- [Records for this exercise]

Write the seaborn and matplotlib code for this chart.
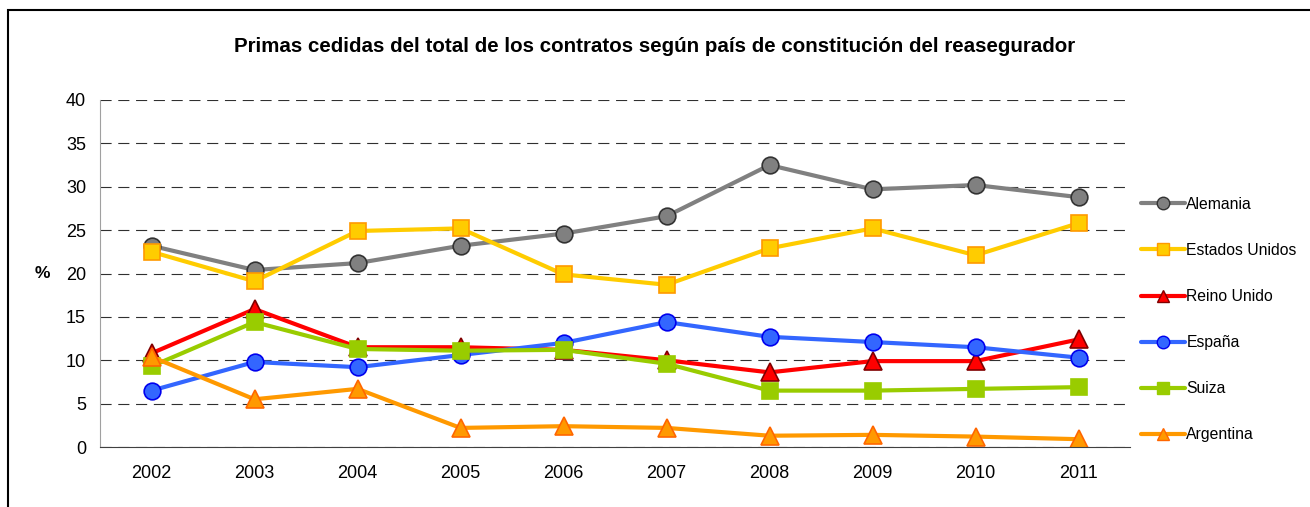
import matplotlib
matplotlib.use("Agg")
import matplotlib.pyplot as plt
import seaborn as sns
import pandas as pd
from matplotlib.patches import Rectangle
from matplotlib.lines import Line2D

# Data
years = ["2002", "2003", "2004", "2005", "2006", "2007", "2008", "2009", "2010", "2011"]
alemania = [23.2, 20.4, 21.2, 23.2, 24.6, 26.6, 32.5, 29.7, 30.2, 28.8]
estados_unidos = [22.5, 19.1, 24.9, 25.2, 19.9, 18.7, 22.9, 25.2, 22.1, 25.8]
reino_unido = [10.8, 15.9, 11.5, 11.5, 11.2, 10.0, 8.6, 9.9, 9.9, 12.4]
espana = [6.5, 9.8, 9.2, 10.6, 12.0, 14.4, 12.7, 12.1, 11.5, 10.3]
suiza = [9.3, 14.4, 11.3, 11.1, 11.2, 9.6, 6.5, 6.5, 6.7, 6.9]
argentina = [10.4, 5.5, 6.7, 2.2, 2.4, 2.2, 1.3, 1.4, 1.2, 0.9]

series = {
    "Alemania": alemania,
    "Estados Unidos": estados_unidos,
    "Reino Unido": reino_unido,
    "España": espana,
    "Suiza": suiza,
    "Argentina": argentina,
}

# line colour, marker, marker face, marker edge
styles = {
    "Alemania": ("#808080", "o", "#808080", "#333333"),
    "Estados Unidos": ("#FFCC00", "s", "#FFCC00", "#FF9900"),
    "Reino Unido": ("#FF0000", "^", "#FF0000", "#800000"),
    "España": ("#3366FF", "o", "#3366FF", "#0000EE"),
    "Suiza": ("#99CC00", "s", "#99CC00", "#99CC00"),
    "Argentina": ("#FF9900", "^", "#FF9900", "#FF6600"),
}

rows = []
for name, vals in series.items():
    for y, v in zip(years, vals):
        rows.append({"Año": y, "Valor": v, "País": name})
df = pd.DataFrame(rows)

sns.set_style("white")
plt.rcParams["font.family"] = ["Liberation Sans", "DejaVu Sans"]
plt.rcParams["text.color"] = "black"
plt.rcParams["xtick.color"] = "black"
plt.rcParams["ytick.color"] = "black"
plt.rcParams["axes.labelcolor"] = "black"

fig = plt.figure(figsize=(13.1, 5.07), dpi=100)
ax = fig.add_axes([100 / 1310, 1 - 447 / 507, 1030 / 1310, 347 / 507])

for name in series:
    col, mk, fc, ec = styles[name]
    sub = df[df["País"] == name]
    sns.lineplot(data=sub, x="Año", y="Valor", ax=ax, color=col, linewidth=3,
                 marker=mk, markersize=12 if mk != "^" else 13,
                 markerfacecolor=fc, markeredgecolor=ec, markeredgewidth=1.2,
                 sort=False)

ax.set_xlim(-0.5, len(years) - 0.5)
ax.set_ylim(0, 40)
ax.set_yticks(range(0, 41, 5))
ax.yaxis.grid(True, color="#303030", linestyle=(0, (10, 6)), linewidth=0.8)
ax.set_axisbelow(True)
ax.set_xlabel("")
ax.set_ylabel("%", fontsize=12.5, fontweight="bold", rotation=0, labelpad=17, va="center")
ax.tick_params(axis="x", labelsize=13, length=0, pad=13)
ax.tick_params(axis="y", labelsize=13, length=6, color="#a0a0a0", direction="out", pad=4)
ax.set_xticks(range(len(years)))
ax.set_xticklabels(years)

for s in ["top", "right"]:
    ax.spines[s].set_visible(False)
ax.spines["left"].set_color("#a0a0a0")
ax.spines["bottom"].set_color("#404040")

fig.text(655 / 1310, 1 - 47 / 507,
         "Primas cedidas del total de los contratos según país de constitución del reasegurador",
         fontsize=14.8, fontweight="bold", ha="center", va="center")

handles = []
for name in series:
    col, mk, fc, ec = styles[name]
    handles.append(Line2D([], [], color=col, linewidth=3, marker=mk, markersize=9,
                          markerfacecolor=fc, markeredgecolor=ec, markeredgewidth=1))
fig.legend(handles, list(series.keys()), loc="upper left",
           bbox_to_anchor=(1133 / 1310, 1 - 189 / 507),
           frameon=False, fontsize=11.3, labelspacing=1.98, handlelength=2.8,
           handletextpad=0.1, borderpad=0)

fig.patches.append(Rectangle((8 / 1310, -0.1), 1.2, 1.1 - 10 / 507,
                             transform=fig.transFigure, fill=False, edgecolor="black",
                             linewidth=1.5))

fig.savefig("out.png", dpi=100)
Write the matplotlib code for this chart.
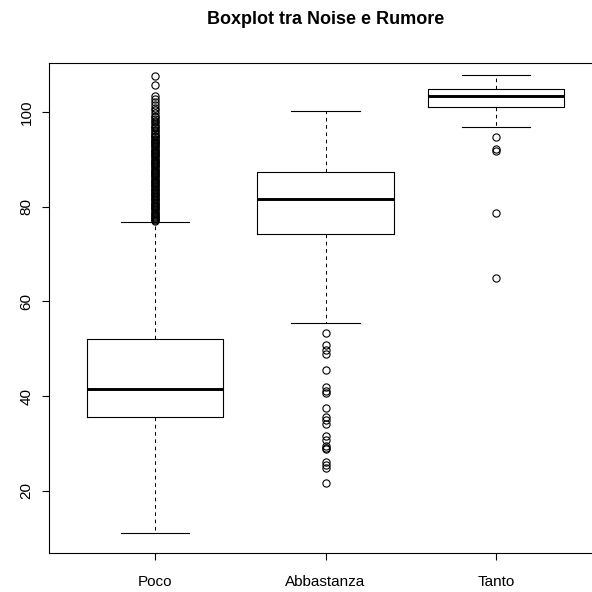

- [Your task] All records must be output exactly as they are, except for the pictures, which are left out.

- [Problem solution]
Write the seaborn and matplotlib code for this chart.
import matplotlib
matplotlib.use("Agg")
import matplotlib.pyplot as plt
import seaborn as sns
import pandas as pd
from matplotlib.patches import Rectangle
from matplotlib.lines import Line2D

# Data
years = ["2002", "2003", "2004", "2005", "2006", "2007", "2008", "2009", "2010", "2011"]
alemania = [23.2, 20.4, 21.2, 23.2, 24.6, 26.6, 32.5, 29.7, 30.2, 28.8]
estados_unidos = [22.5, 19.1, 24.9, 25.2, 19.9, 18.7, 22.9, 25.2, 22.1, 25.8]
reino_unido = [10.8, 15.9, 11.5, 11.5, 11.2, 10.0, 8.6, 9.9, 9.9, 12.4]
espana = [6.5, 9.8, 9.2, 10.6, 12.0, 14.4, 12.7, 12.1, 11.5, 10.3]
suiza = [9.3, 14.4, 11.3, 11.1, 11.2, 9.6, 6.5, 6.5, 6.7, 6.9]
argentina = [10.4, 5.5, 6.7, 2.2, 2.4, 2.2, 1.3, 1.4, 1.2, 0.9]

series = {
    "Alemania": alemania,
    "Estados Unidos": estados_unidos,
    "Reino Unido": reino_unido,
    "España": espana,
    "Suiza": suiza,
    "Argentina": argentina,
}

# line colour, marker, marker face, marker edge
styles = {
    "Alemania": ("#808080", "o", "#808080", "#333333"),
    "Estados Unidos": ("#FFCC00", "s", "#FFCC00", "#FF9900"),
    "Reino Unido": ("#FF0000", "^", "#FF0000", "#800000"),
    "España": ("#3366FF", "o", "#3366FF", "#0000EE"),
    "Suiza": ("#99CC00", "s", "#99CC00", "#99CC00"),
    "Argentina": ("#FF9900", "^", "#FF9900", "#FF6600"),
}

rows = []
for name, vals in series.items():
    for y, v in zip(years, vals):
        rows.append({"Año": y, "Valor": v, "País": name})
df = pd.DataFrame(rows)

sns.set_style("white")
plt.rcParams["font.family"] = ["Liberation Sans", "DejaVu Sans"]
plt.rcParams["text.color"] = "black"
plt.rcParams["xtick.color"] = "black"
plt.rcParams["ytick.color"] = "black"
plt.rcParams["axes.labelcolor"] = "black"

fig = plt.figure(figsize=(13.1, 5.07), dpi=100)
ax = fig.add_axes([100 / 1310, 1 - 447 / 507, 1030 / 1310, 347 / 507])

for name in series:
    col, mk, fc, ec = styles[name]
    sub = df[df["País"] == name]
    sns.lineplot(data=sub, x="Año", y="Valor", ax=ax, color=col, linewidth=3,
                 marker=mk, markersize=12 if mk != "^" else 13,
                 markerfacecolor=fc, markeredgecolor=ec, markeredgewidth=1.2,
                 sort=False)

ax.set_xlim(-0.5, len(years) - 0.5)
ax.set_ylim(0, 40)
ax.set_yticks(range(0, 41, 5))
ax.yaxis.grid(True, color="#303030", linestyle=(0, (10, 6)), linewidth=0.8)
ax.set_axisbelow(True)
ax.set_xlabel("")
ax.set_ylabel("%", fontsize=12.5, fontweight="bold", rotation=0, labelpad=17, va="center")
ax.tick_params(axis="x", labelsize=13, length=0, pad=13)
ax.tick_params(axis="y", labelsize=13, length=6, color="#a0a0a0", direction="out", pad=4)
ax.set_xticks(range(len(years)))
ax.set_xticklabels(years)

for s in ["top", "right"]:
    ax.spines[s].set_visible(False)
ax.spines["left"].set_color("#a0a0a0")
ax.spines["bottom"].set_color("#404040")

fig.text(655 / 1310, 1 - 47 / 507,
         "Primas cedidas del total de los contratos según país de constitución del reasegurador",
         fontsize=14.8, fontweight="bold", ha="center", va="center")

handles = []
for name in series:
    col, mk, fc, ec = styles[name]
    handles.append(Line2D([], [], color=col, linewidth=3, marker=mk, markersize=9,
                          markerfacecolor=fc, markeredgecolor=ec, markeredgewidth=1))
fig.legend(handles, list(series.keys()), loc="upper left",
           bbox_to_anchor=(1133 / 1310, 1 - 189 / 507),
           frameon=False, fontsize=11.3, labelspacing=1.98, handlelength=2.8,
           handletextpad=0.1, borderpad=0)

fig.patches.append(Rectangle((8 / 1310, -0.1), 1.2, 1.1 - 10 / 507,
                             transform=fig.transFigure, fill=False, edgecolor="black",
                             linewidth=1.5))

fig.savefig("out.png", dpi=100)
Write the matplotlib code for this chart.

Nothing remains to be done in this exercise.